Thursday, December 29, 2011

Remembering to Laugh


           While I have been extremely busy over the past few weeks, I have somehow managed to find the time to read Funny in Farsi: A Memoir Of Growing Up Iranian in America by Firoozeh Dumas. Dumas approaches her stories with a humorous tone as the title suggests. Throughout the book, she explores the challenges that she and her family experienced as immigrants to a foreign country, some as emotionally loaded and complex as racial prejudices and tensions, and some as universal as responding to a creative pronunciation of a name. Dumas’s book is about meeting and overcoming challenges, but never does the author ask for the reader’s pity. Not once does Dumas take on an accusatory tone or blame anyone for the difficulties she writes about. Her tone remains positive and entertaining even when the subject material is serious. For example, the chapter about her family’s encounter with anti-shah demonstrators on a trip to Washington D.C. to welcome Iran’s leader is entitled “I Ran and I Ran and I Ran”. Her writing is not always optimistic, but is always heartwarming and droll. Dumas not only meets challenges with a sense of humor, but emerges on the other side with that sense of humor still in tact, no matter the outcome.
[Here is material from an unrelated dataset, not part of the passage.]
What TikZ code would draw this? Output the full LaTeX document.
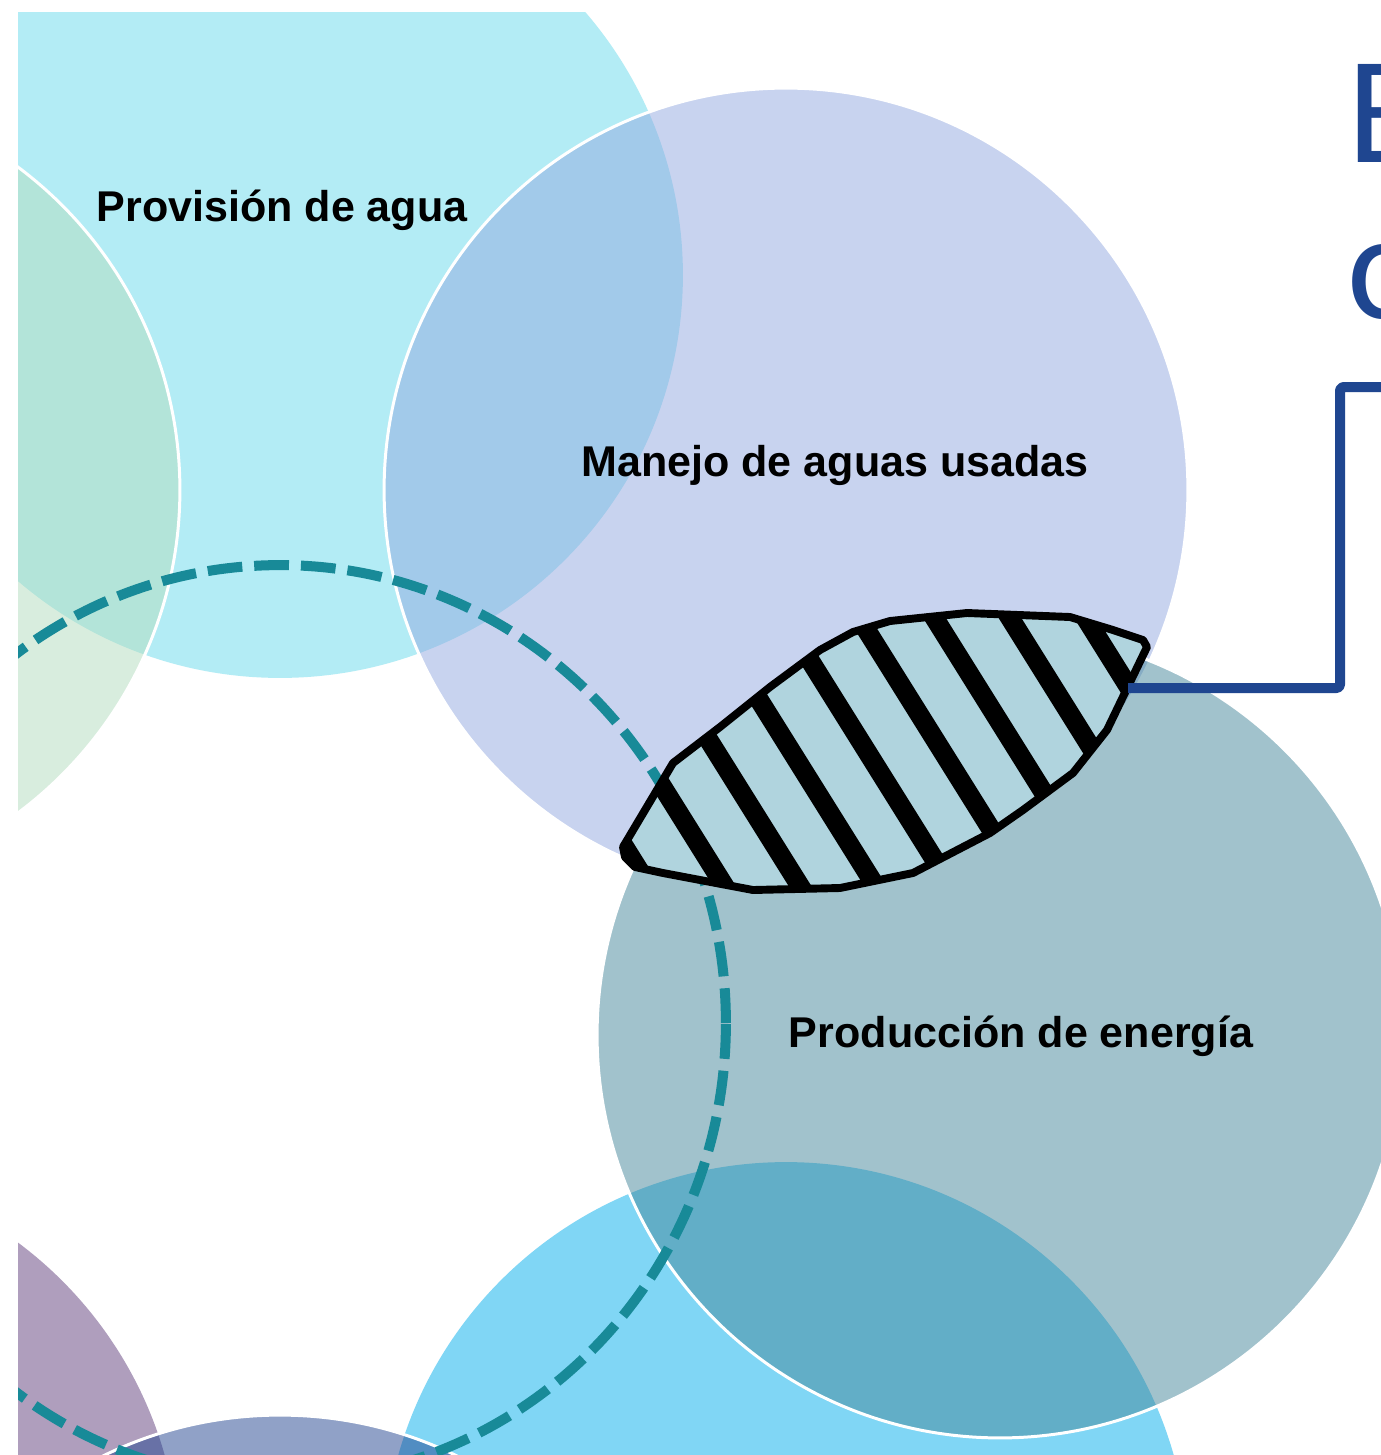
\documentclass[tikz,border=0pt]{standalone}
\usepackage{fontspec}
\setmainfont{Liberation Sans}
\newfontfamily\titlefont{Carlito}
\definecolor{cyanC}{HTML}{B3ECF5}
\definecolor{purpleC}{HTML}{AF9EBD}
\definecolor{ltblueC}{HTML}{80D6F5}
\definecolor{greenC}{HTML}{B3DDBF}
\definecolor{lavC}{HTML}{93A9E1}
\definecolor{prodC}{HTML}{45879B}
\definecolor{botC}{HTML}{234591}
\definecolor{dashC}{HTML}{188A98}
\definecolor{lensC}{HTML}{B0D4DE}
\definecolor{connC}{HTML}{1F4690}
\begin{document}
\begin{tikzpicture}[x=0.02cm,y=-0.02cm,
  solidcirc/.style={fill=#1},
  glasscirc/.style={fill=#1,fill opacity=0.5,draw=white,line width=1.7pt},
  ringdash/.style={draw=dashC,line width=5.7pt,dash pattern=on 19.8pt off 6.8pt},
  stripe/.style={line width=11pt,black},
  lensline/.style={draw=black,line width=4.5pt,line join=round},
  conn/.style={draw=connC,line width=5.7pt,line join=round,rounded corners=2pt},
  label/.style={font=\fontsize{24.5}{28}\selectfont\bfseries,text=black,inner sep=0pt,anchor=base},
  titletext/.style={font=\titlefont\fontsize{87}{90}\selectfont,text=connC,inner sep=0pt,anchor=base west}]
\useasboundingbox (0,0) rectangle (1381,1455);
\fill[white] (0,0) rectangle (1381,1455);
\begin{scope}
\clip (18,12) rectangle (1381,1455);
% opaque circles
\path[solidcirc=cyanC] (280,275) circle[radius=8.06cm];
\path[solidcirc=purpleC] (-222,1565) circle[radius=8.04cm];
\path[solidcirc=ltblueC] (786,1565) circle[radius=8.06cm];
% translucent circles with white rims
\path[glasscirc=greenC] (-223,490) circle[radius=8.06cm];
\path[glasscirc=lavC] (786,490) circle[radius=8.04cm];
\path[glasscirc=prodC] (1000,1035) circle[radius=8.06cm];
\path[glasscirc=botC] (280,1818) circle[radius=8.06cm];
% dashed ring
\path[ringdash] (280,1023) ellipse[x radius=8.92cm, y radius=9.16cm];
\end{scope}
% hatched lens
\fill[lensC] (623,847) -- (625,857) -- (635,867) -- (663,873) -- (753,890) -- (840,888) -- (913,873) -- (990,833) -- (1023,810) -- (1073,773) -- (1107,730) -- (1147,647) -- (1143,640) -- (1113,630) -- (1070,617) -- (967,613) -- (890,621) -- (853,632) -- (820,650) -- (770,687) -- (720,727) -- (673,763) -- cycle;
\begin{scope}
\clip (623,847) -- (625,857) -- (635,867) -- (663,873) -- (753,890) -- (840,888) -- (913,873) -- (990,833) -- (1023,810) -- (1073,773) -- (1107,730) -- (1147,647) -- (1143,640) -- (1113,630) -- (1070,617) -- (967,613) -- (890,621) -- (853,632) -- (820,650) -- (770,687) -- (720,727) -- (673,763) -- cycle;
\foreach \i in {-10,...,10}
  \draw[stripe] (866+\i*75.5-187.5,450) -- (866+\i*75.5+187.5,1050);
\end{scope}
\draw[lensline] (623,847) -- (625,857) -- (635,867) -- (663,873) -- (753,890) -- (840,888) -- (913,873) -- (990,833) -- (1023,810) -- (1073,773) -- (1107,730) -- (1147,647) -- (1143,640) -- (1113,630) -- (1070,617) -- (967,613) -- (890,621) -- (853,632) -- (820,650) -- (770,687) -- (720,727) -- (673,763) -- cycle;
% connector
\coordinate (lensR) at (1128,688);
\coordinate (titleR) at (1395,387);
\draw[conn] (lensR) -- (1340,688) -- (1340,387) -- (titleR);
% labels
\node[label] (prov) at (282,221) {Provisión de agua};
\node[label] (manejo) at (835,476) {Manejo de aguas usadas};
\node[label] (prod) at (1021,1047) {Producción de energía};
% clipped title letters
\node[titletext] (titleA) at (1347,162) {E};
\node[titletext] (titleB) at (1347,318) {c};
\end{tikzpicture}
\end{document}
Since I have the unique pleasure of enjoying Dumas’s book through the lens of my own experience here in Russia, I have been able to apply this concept to my everyday life. Of course, a major difference between my experience and Dumas’s is that I know that I will be heading home in June, however, this book has shown me that adjusting to life in another country is more or less the same no matter where you go. When I first arrived in Kazan, I did not speak a word of Russian just as the young Dumas did not speak any English upon her arrival in the United States. Although my name is pretty easy to pronounce in any language, it sounds extremely similar to the Tatar word for “grandmother” which always gets a giggle from the students I volunteer with at the Tatar Gymnasium. Dumas and I even had similar foreign exchange experiences gone awry in France. Most of all, though, Funny in Farsi has validated and helped me learn how to experience my feelings about being a foreigner.
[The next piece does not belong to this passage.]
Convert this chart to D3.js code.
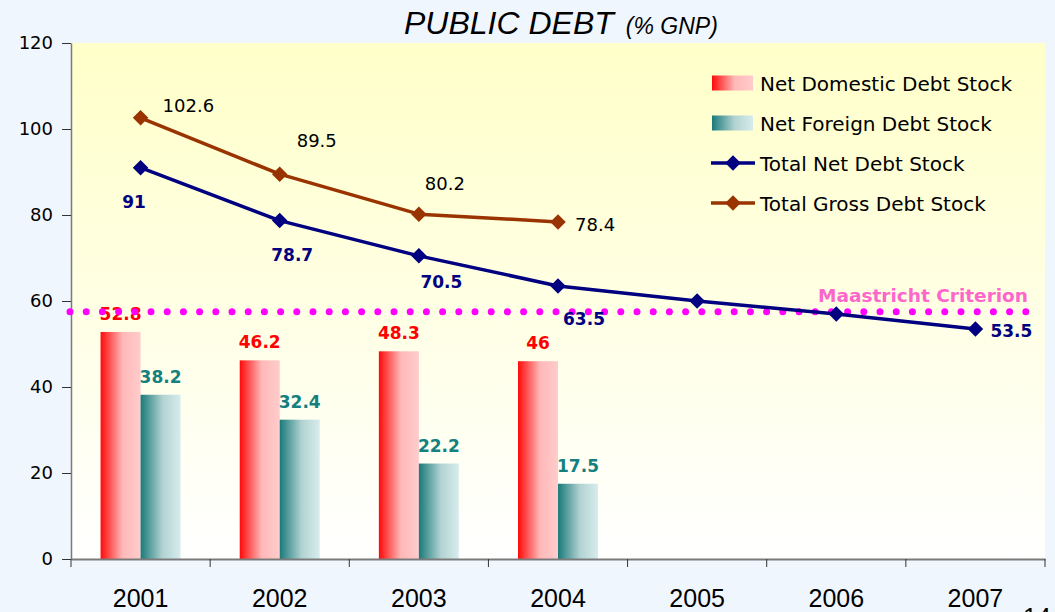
<!DOCTYPE html>
<html>
<head>
<meta charset="utf-8">
<script src="https://cdn.jsdelivr.net/npm/d3@7"></script>
<style>
  html, body { margin: 0; padding: 0; background: #f0f6fe; }
  svg { display: block; }
</style>
</head>
<body>
<svg id="chart" width="1055" height="612"></svg>
<script>
// ---- data ----
const years = ["2001", "2002", "2003", "2004", "2005", "2006", "2007"];
const netDomestic = [52.8, 46.2, 48.3, 46];
const netForeign = [38.2, 32.4, 22.2, 17.5];
const totalNet = [91, 78.7, 70.5, 63.5, 60, 57, 53.5];
const totalGross = [102.6, 89.5, 80.2, 78.4];
const maastricht = 57.5;
const yTicks = [0, 20, 40, 60, 80, 100, 120];
const seriesNames = ["Net Domestic Debt Stock", "Net Foreign Debt Stock", "Total Net Debt Stock", "Total Gross Debt Stock"];

// ---- layout ----
const svg = d3.select("#chart");
const L = 71, R = 1045, T = 43, B = 559;
const x = d3.scaleBand().domain(years).range([L, R]).padding(0);
const y = d3.scaleLinear().domain([0, 120]).range([B, T]);
const bw = x.bandwidth();
const barW = 40;
const cx = d => x(d) + bw / 2;

const defs = svg.append("defs");
const bgGrad = defs.append("linearGradient").attr("id", "bg").attr("x1", 0).attr("y1", 0).attr("x2", 0).attr("y2", 1);
bgGrad.append("stop").attr("offset", 0).attr("stop-color", "#ffffc9");
bgGrad.append("stop").attr("offset", 1).attr("stop-color", "#ffffff");
function hGrad(id, stops) {
  const g = defs.append("linearGradient").attr("id", id).attr("x1", 0).attr("y1", 0).attr("x2", 1).attr("y2", 0);
  stops.forEach(s => g.append("stop").attr("offset", s[0]).attr("stop-color", s[1]));
}
hGrad("gDom", [[0, "#ff0a0a"], [0.55, "#ffb8b8"], [1, "#ffcccc"]]);
hGrad("gFor", [[0, "#1a7a7a"], [0.55, "#b2d2d2"], [1, "#d8ecec"]]);

// background
svg.append("rect").attr("x", 0).attr("y", 0).attr("width", 1055).attr("height", 612).attr("fill", "#f0f6fe");
svg.append("rect").attr("x", L).attr("y", T).attr("width", R - L).attr("height", B - T).attr("fill", "url(#bg)");

// title
const title = svg.append("text").attr("x", 404).attr("y", 34)
  .attr("font-family", "Liberation Sans, Arial, sans-serif").attr("font-style", "italic").attr("fill", "#000");
title.append("tspan").attr("font-size", 32).text("PUBLIC DEBT");
title.append("tspan").attr("font-size", 23).attr("dx", 12).text("(% GNP)");

// bars
svg.append("g").selectAll("rect").data(netDomestic).join("rect")
  .attr("x", (d, i) => cx(years[i]) - barW).attr("y", d => y(d))
  .attr("width", barW).attr("height", d => B - y(d)).attr("fill", "url(#gDom)");
svg.append("g").selectAll("rect").data(netForeign).join("rect")
  .attr("x", (d, i) => cx(years[i])).attr("y", d => y(d))
  .attr("width", barW).attr("height", d => B - y(d)).attr("fill", "url(#gFor)");

// bar labels
const boldFont = "DejaVu Sans, Verdana, sans-serif";
svg.append("g").selectAll("text").data(netDomestic).join("text")
  .attr("x", (d, i) => cx(years[i]) - barW / 2).attr("y", d => y(d) - 12)
  .attr("text-anchor", "middle").attr("font-family", boldFont).attr("font-weight", "bold")
  .attr("font-size", 17).attr("fill", "#ff0000").text(d => d);
svg.append("g").selectAll("text").data(netForeign).join("text")
  .attr("x", (d, i) => cx(years[i]) + barW / 2).attr("y", d => y(d) - 12)
  .attr("text-anchor", "middle").attr("font-family", boldFont).attr("font-weight", "bold")
  .attr("font-size", 17).attr("fill", "#148080").text(d => d);

// axes
const axisColor = "#7a7a7a";
const yAxis = svg.append("g").attr("transform", `translate(${L},0)`)
  .call(d3.axisLeft(y).tickValues(yTicks).tickSize(9).tickSizeOuter(0).tickPadding(9));
yAxis.select(".domain").attr("stroke", axisColor).attr("stroke-width", 1.5);
yAxis.selectAll(".tick line").attr("stroke", "#333");
yAxis.selectAll(".tick text").attr("font-family", "DejaVu Sans, Verdana, sans-serif").attr("font-size", 18).attr("fill", "#000");

const xAxis = svg.append("g").attr("transform", `translate(0,${B})`)
  .call(d3.axisBottom(x).tickSize(0).tickPadding(43));
xAxis.select(".domain").attr("stroke", axisColor).attr("stroke-width", 2);
xAxis.selectAll(".tick text").attr("font-family", "Liberation Sans, Arial, sans-serif").attr("font-size", 25).attr("fill", "#000").attr("dy", "0.2em");
svg.append("g").selectAll("line").data(years.concat(["end"])).join("line")
  .attr("x1", (d, i) => i < years.length ? x(d) : R).attr("x2", (d, i) => i < years.length ? x(d) : R)
  .attr("y1", B).attr("y2", B + 8).attr("stroke", "#333").attr("stroke-width", 1);

// Maastricht dotted line
svg.append("line").attr("x1", L - 1).attr("x2", R - 10).attr("y1", y(maastricht)).attr("y2", y(maastricht))
  .attr("stroke", "#ff00ff").attr("stroke-width", 7).attr("stroke-linecap", "round")
  .attr("stroke-dasharray", "0 16.2");
svg.append("text").attr("x", 1028).attr("y", y(maastricht) - 10).attr("text-anchor", "end")
  .attr("font-family", boldFont).attr("font-weight", "bold").attr("font-size", 18.5)
  .attr("fill", "#ff66cc").text("Maastricht Criterion");

// lines
const diamond = d3.symbol().type(d3.symbolSquare).size(120);
function drawLine(vals, color) {
  const pts = vals.map((v, i) => [cx(years[i]), y(v)]);
  svg.append("path").attr("d", d3.line()(pts)).attr("fill", "none")
    .attr("stroke", color).attr("stroke-width", 3.5).attr("stroke-linejoin", "round");
  svg.append("g").selectAll("path").data(pts).join("path")
    .attr("d", diamond).attr("transform", p => `translate(${p[0]},${p[1]}) rotate(45)`).attr("fill", color);
  return pts;
}
const grossPts = drawLine(totalGross, "#993300");
const netPts = drawLine(totalNet, "#000080");

// line labels (manual placements as in source)
const netLabelLayout = [[-6.5, 40, "middle"], [12.5, 40, "middle"], [22.5, 32, "middle"], [26, 39, "middle"], null, null, [15, 8, "start"]];
const netLabelIdx = totalNet.map((d, i) => i).filter(i => netLabelLayout[i]);
svg.append("g").selectAll("text").data(netLabelIdx).join("text")
  .attr("x", i => netPts[i][0] + netLabelLayout[i][0])
  .attr("y", i => netPts[i][1] + netLabelLayout[i][1])
  .attr("text-anchor", i => netLabelLayout[i][2])
  .attr("font-family", boldFont).attr("font-weight", "bold").attr("font-size", 17).attr("fill", "#000080")
  .text(i => totalNet[i]);
const grossLabelLayout = [[22, -6], [17, -27], [6, -24], [17, 9]];
svg.append("g").selectAll("text").data(totalGross).join("text")
  .attr("x", (d, i) => grossPts[i][0] + grossLabelLayout[i][0])
  .attr("y", (d, i) => grossPts[i][1] + grossLabelLayout[i][1])
  .attr("font-family", "DejaVu Sans, Verdana, sans-serif").attr("font-size", 18).attr("fill", "#000")
  .text(d => d);

// legend
const lg = svg.append("g");
const rowY = [83, 123, 163, 203];
seriesNames.forEach((name, i) => {
  const yy = rowY[i];
  if (i < 2) {
    lg.append("rect").attr("x", 712).attr("y", yy - 7.5).attr("width", 41).attr("height", 15)
      .attr("fill", i === 0 ? "url(#gDom)" : "url(#gFor)");
  } else {
    const c = i === 2 ? "#000080" : "#993300";
    lg.append("line").attr("x1", 711).attr("x2", 755).attr("y1", yy).attr("y2", yy).attr("stroke", c).attr("stroke-width", 3.5);
    lg.append("path").attr("d", diamond).attr("transform", `translate(733,${yy}) rotate(45)`).attr("fill", c);
  }
  lg.append("text").attr("x", 760).attr("y", yy + 7.5).attr("font-family", "DejaVu Sans, Verdana, sans-serif")
    .attr("font-size", 20).attr("fill", "#000").text(name);
});

// page number (cut off at the bottom edge, as in the source)
svg.append("text").attr("x", 1023).attr("y", 626).attr("font-family", "Liberation Sans, Arial, sans-serif")
  .attr("font-size", 25).attr("fill", "#000").text("14");
</script>
</body>
</html>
At this point in my journey, I have become so comfortable not fitting in anywhere that I almost feel uncomfortable when I do fit in somewhere. I had the pleasure of enjoying a lovely Christmas dinner with some of the American students from my classes and some of the Fulbright scholars who are working in Kazan. It was so odd to be in a room full of people whom I don’t know very well, but with whom I didn’t have to struggle to find the right words to communicate with. Sure, over the past four months my Russian has developed so that I can have a conversation with my host family that doesn’t resemble a game of charades, or so that I can tell the waitress at my favorite café that the English version of the menu won’t be necessary because I only speak French and Russian (the things we do for language practice…), but I rehearse every word and every sentence structure over and over in my head before it comes out of my mouth. When a Russian asks how I am doing, I respond “normally” in the Russian tradition, but the definition of “normal” has changed dramatically for me. “Normal” means understanding only fifty percent of what is going on around me at any given moment. “Normal” means not knowing if I will get to class fifteen minutes early or an hour late because traffic is so unpredictable. “Normal” means that I am still not entirely sure what animal the meat on my plate at lunch came from, but I ate it anyway. “Normal” means that I am learning and experiencing more on a daily basis than I ever have before. “Normal” means getting a sideways look every time I open my mouth because, for the first time in my life, I have an accent. “Normal” means never being the “normal” one, and always being the exception—the foreigner. Funny in Farsi reminds me that even when I get the sideways look for speaking with an accent, and even when I have to lie about my nationality in order to isolate myself from the English language, there is always a way to look at a situation from a place of positivity and laughter.
Finally, in the afterword, Dumas says, “…I truly believe that everyone has a story and everyone’s story counts.”  This quote perfectly summarizes why I am so passionate about languages, and Russian in particular. I too believe that everyone has a story and that everyone’s story counts. I believe that I will be able to understand people’s stories better if I can speak their languages, and I want to be able to tell my own story in as many languages as possible.